PROBLEM STATEMENT – Repeat the material below word for word and leave out all pictures.

DATA EXTRACT –
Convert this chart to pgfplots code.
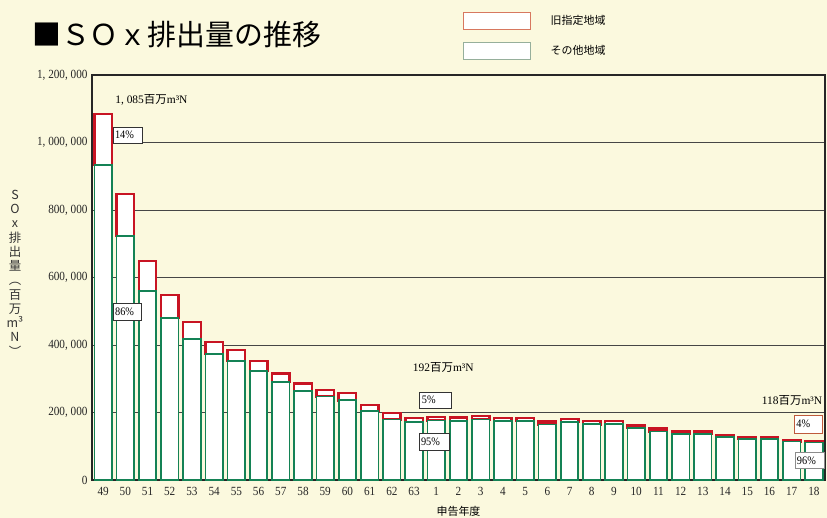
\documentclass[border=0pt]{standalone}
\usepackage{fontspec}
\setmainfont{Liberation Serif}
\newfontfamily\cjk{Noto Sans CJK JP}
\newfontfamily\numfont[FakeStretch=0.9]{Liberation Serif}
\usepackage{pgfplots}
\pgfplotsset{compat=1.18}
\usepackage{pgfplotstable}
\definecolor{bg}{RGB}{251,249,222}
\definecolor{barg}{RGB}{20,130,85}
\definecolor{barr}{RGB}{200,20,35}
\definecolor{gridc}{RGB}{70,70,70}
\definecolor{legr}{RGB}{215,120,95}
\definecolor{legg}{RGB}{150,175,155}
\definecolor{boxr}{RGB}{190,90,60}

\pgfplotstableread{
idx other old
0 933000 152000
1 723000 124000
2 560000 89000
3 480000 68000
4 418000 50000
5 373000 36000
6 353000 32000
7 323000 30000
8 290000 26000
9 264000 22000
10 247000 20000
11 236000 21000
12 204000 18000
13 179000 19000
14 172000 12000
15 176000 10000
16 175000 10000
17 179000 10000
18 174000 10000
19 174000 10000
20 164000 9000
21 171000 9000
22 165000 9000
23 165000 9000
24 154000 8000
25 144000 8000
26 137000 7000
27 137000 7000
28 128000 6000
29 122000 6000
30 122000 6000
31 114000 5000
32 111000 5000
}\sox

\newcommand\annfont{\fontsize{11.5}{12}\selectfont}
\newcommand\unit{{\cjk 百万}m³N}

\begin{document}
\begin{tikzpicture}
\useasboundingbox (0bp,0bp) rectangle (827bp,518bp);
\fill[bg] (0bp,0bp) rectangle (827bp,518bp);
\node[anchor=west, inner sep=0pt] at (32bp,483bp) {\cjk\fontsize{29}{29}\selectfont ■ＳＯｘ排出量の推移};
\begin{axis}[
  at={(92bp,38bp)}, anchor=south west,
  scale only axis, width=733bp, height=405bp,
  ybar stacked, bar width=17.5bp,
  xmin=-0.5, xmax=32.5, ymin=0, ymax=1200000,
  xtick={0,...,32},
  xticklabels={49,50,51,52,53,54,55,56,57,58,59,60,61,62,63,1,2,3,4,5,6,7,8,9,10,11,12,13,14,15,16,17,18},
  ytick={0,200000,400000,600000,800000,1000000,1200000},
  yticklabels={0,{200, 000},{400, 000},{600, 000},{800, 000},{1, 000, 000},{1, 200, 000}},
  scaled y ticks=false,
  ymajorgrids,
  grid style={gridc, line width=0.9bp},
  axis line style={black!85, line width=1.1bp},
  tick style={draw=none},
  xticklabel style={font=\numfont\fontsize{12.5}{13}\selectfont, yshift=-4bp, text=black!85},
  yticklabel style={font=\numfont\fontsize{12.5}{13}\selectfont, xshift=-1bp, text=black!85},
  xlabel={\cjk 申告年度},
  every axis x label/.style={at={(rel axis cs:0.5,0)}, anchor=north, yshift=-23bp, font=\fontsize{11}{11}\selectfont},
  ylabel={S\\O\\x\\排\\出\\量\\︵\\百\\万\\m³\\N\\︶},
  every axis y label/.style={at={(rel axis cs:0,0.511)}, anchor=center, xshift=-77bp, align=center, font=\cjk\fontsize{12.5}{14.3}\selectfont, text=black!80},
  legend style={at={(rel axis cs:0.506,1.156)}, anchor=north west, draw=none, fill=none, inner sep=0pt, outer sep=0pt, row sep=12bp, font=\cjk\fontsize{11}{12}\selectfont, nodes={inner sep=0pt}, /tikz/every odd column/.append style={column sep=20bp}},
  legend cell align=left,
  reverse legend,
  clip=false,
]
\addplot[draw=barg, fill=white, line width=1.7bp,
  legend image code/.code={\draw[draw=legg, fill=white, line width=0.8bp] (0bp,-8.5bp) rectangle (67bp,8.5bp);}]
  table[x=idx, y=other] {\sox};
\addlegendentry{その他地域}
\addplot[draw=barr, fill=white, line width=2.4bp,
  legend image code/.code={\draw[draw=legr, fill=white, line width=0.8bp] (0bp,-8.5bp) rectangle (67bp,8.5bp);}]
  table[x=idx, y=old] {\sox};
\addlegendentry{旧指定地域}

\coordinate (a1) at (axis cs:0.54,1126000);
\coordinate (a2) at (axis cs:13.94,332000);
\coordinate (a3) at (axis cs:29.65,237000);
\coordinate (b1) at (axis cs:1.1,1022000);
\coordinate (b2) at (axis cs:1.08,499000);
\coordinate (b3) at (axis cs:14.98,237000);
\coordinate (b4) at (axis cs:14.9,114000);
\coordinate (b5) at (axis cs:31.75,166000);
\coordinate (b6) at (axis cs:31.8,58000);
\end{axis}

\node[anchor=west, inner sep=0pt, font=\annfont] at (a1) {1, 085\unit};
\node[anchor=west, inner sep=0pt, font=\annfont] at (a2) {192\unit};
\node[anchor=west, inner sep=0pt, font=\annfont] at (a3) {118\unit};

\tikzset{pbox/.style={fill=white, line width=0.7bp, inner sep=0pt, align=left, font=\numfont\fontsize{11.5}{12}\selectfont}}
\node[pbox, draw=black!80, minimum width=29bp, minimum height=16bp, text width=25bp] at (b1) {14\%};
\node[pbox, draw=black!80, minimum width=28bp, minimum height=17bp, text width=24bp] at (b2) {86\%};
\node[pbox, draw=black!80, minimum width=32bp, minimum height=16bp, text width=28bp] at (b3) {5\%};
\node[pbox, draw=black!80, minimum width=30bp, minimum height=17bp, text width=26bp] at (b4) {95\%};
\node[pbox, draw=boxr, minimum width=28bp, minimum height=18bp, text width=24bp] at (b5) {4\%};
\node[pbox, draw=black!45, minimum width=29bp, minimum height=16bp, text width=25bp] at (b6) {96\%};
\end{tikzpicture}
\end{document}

RESULT FOR THIS EXERCISE –
Convert this chart to pgfplots code.
\documentclass[border=0pt]{standalone}
\usepackage{fontspec}
\setmainfont{Liberation Serif}
\newfontfamily\cjk{Noto Sans CJK JP}
\newfontfamily\numfont[FakeStretch=0.9]{Liberation Serif}
\usepackage{pgfplots}
\pgfplotsset{compat=1.18}
\usepackage{pgfplotstable}
\definecolor{bg}{RGB}{251,249,222}
\definecolor{barg}{RGB}{20,130,85}
\definecolor{barr}{RGB}{200,20,35}
\definecolor{gridc}{RGB}{70,70,70}
\definecolor{legr}{RGB}{215,120,95}
\definecolor{legg}{RGB}{150,175,155}
\definecolor{boxr}{RGB}{190,90,60}

\pgfplotstableread{
idx other old
0 933000 152000
1 723000 124000
2 560000 89000
3 480000 68000
4 418000 50000
5 373000 36000
6 353000 32000
7 323000 30000
8 290000 26000
9 264000 22000
10 247000 20000
11 236000 21000
12 204000 18000
13 179000 19000
14 172000 12000
15 176000 10000
16 175000 10000
17 179000 10000
18 174000 10000
19 174000 10000
20 164000 9000
21 171000 9000
22 165000 9000
23 165000 9000
24 154000 8000
25 144000 8000
26 137000 7000
27 137000 7000
28 128000 6000
29 122000 6000
30 122000 6000
31 114000 5000
32 111000 5000
}\sox

\newcommand\annfont{\fontsize{11.5}{12}\selectfont}
\newcommand\unit{{\cjk 百万}m³N}

\begin{document}
\begin{tikzpicture}
\useasboundingbox (0bp,0bp) rectangle (827bp,518bp);
\fill[bg] (0bp,0bp) rectangle (827bp,518bp);
\node[anchor=west, inner sep=0pt] at (32bp,483bp) {\cjk\fontsize{29}{29}\selectfont ■ＳＯｘ排出量の推移};
\begin{axis}[
  at={(92bp,38bp)}, anchor=south west,
  scale only axis, width=733bp, height=405bp,
  ybar stacked, bar width=17.5bp,
  xmin=-0.5, xmax=32.5, ymin=0, ymax=1200000,
  xtick={0,...,32},
  xticklabels={49,50,51,52,53,54,55,56,57,58,59,60,61,62,63,1,2,3,4,5,6,7,8,9,10,11,12,13,14,15,16,17,18},
  ytick={0,200000,400000,600000,800000,1000000,1200000},
  yticklabels={0,{200, 000},{400, 000},{600, 000},{800, 000},{1, 000, 000},{1, 200, 000}},
  scaled y ticks=false,
  ymajorgrids,
  grid style={gridc, line width=0.9bp},
  axis line style={black!85, line width=1.1bp},
  tick style={draw=none},
  xticklabel style={font=\numfont\fontsize{12.5}{13}\selectfont, yshift=-4bp, text=black!85},
  yticklabel style={font=\numfont\fontsize{12.5}{13}\selectfont, xshift=-1bp, text=black!85},
  xlabel={\cjk 申告年度},
  every axis x label/.style={at={(rel axis cs:0.5,0)}, anchor=north, yshift=-23bp, font=\fontsize{11}{11}\selectfont},
  ylabel={S\\O\\x\\排\\出\\量\\︵\\百\\万\\m³\\N\\︶},
  every axis y label/.style={at={(rel axis cs:0,0.511)}, anchor=center, xshift=-77bp, align=center, font=\cjk\fontsize{12.5}{14.3}\selectfont, text=black!80},
  legend style={at={(rel axis cs:0.506,1.156)}, anchor=north west, draw=none, fill=none, inner sep=0pt, outer sep=0pt, row sep=12bp, font=\cjk\fontsize{11}{12}\selectfont, nodes={inner sep=0pt}, /tikz/every odd column/.append style={column sep=20bp}},
  legend cell align=left,
  reverse legend,
  clip=false,
]
\addplot[draw=barg, fill=white, line width=1.7bp,
  legend image code/.code={\draw[draw=legg, fill=white, line width=0.8bp] (0bp,-8.5bp) rectangle (67bp,8.5bp);}]
  table[x=idx, y=other] {\sox};
\addlegendentry{その他地域}
\addplot[draw=barr, fill=white, line width=2.4bp,
  legend image code/.code={\draw[draw=legr, fill=white, line width=0.8bp] (0bp,-8.5bp) rectangle (67bp,8.5bp);}]
  table[x=idx, y=old] {\sox};
\addlegendentry{旧指定地域}

\coordinate (a1) at (axis cs:0.54,1126000);
\coordinate (a2) at (axis cs:13.94,332000);
\coordinate (a3) at (axis cs:29.65,237000);
\coordinate (b1) at (axis cs:1.1,1022000);
\coordinate (b2) at (axis cs:1.08,499000);
\coordinate (b3) at (axis cs:14.98,237000);
\coordinate (b4) at (axis cs:14.9,114000);
\coordinate (b5) at (axis cs:31.75,166000);
\coordinate (b6) at (axis cs:31.8,58000);
\end{axis}

\node[anchor=west, inner sep=0pt, font=\annfont] at (a1) {1, 085\unit};
\node[anchor=west, inner sep=0pt, font=\annfont] at (a2) {192\unit};
\node[anchor=west, inner sep=0pt, font=\annfont] at (a3) {118\unit};

\tikzset{pbox/.style={fill=white, line width=0.7bp, inner sep=0pt, align=left, font=\numfont\fontsize{11.5}{12}\selectfont}}
\node[pbox, draw=black!80, minimum width=29bp, minimum height=16bp, text width=25bp] at (b1) {14\%};
\node[pbox, draw=black!80, minimum width=28bp, minimum height=17bp, text width=24bp] at (b2) {86\%};
\node[pbox, draw=black!80, minimum width=32bp, minimum height=16bp, text width=28bp] at (b3) {5\%};
\node[pbox, draw=black!80, minimum width=30bp, minimum height=17bp, text width=26bp] at (b4) {95\%};
\node[pbox, draw=boxr, minimum width=28bp, minimum height=18bp, text width=24bp] at (b5) {4\%};
\node[pbox, draw=black!45, minimum width=29bp, minimum height=16bp, text width=25bp] at (b6) {96\%};
\end{tikzpicture}
\end{document}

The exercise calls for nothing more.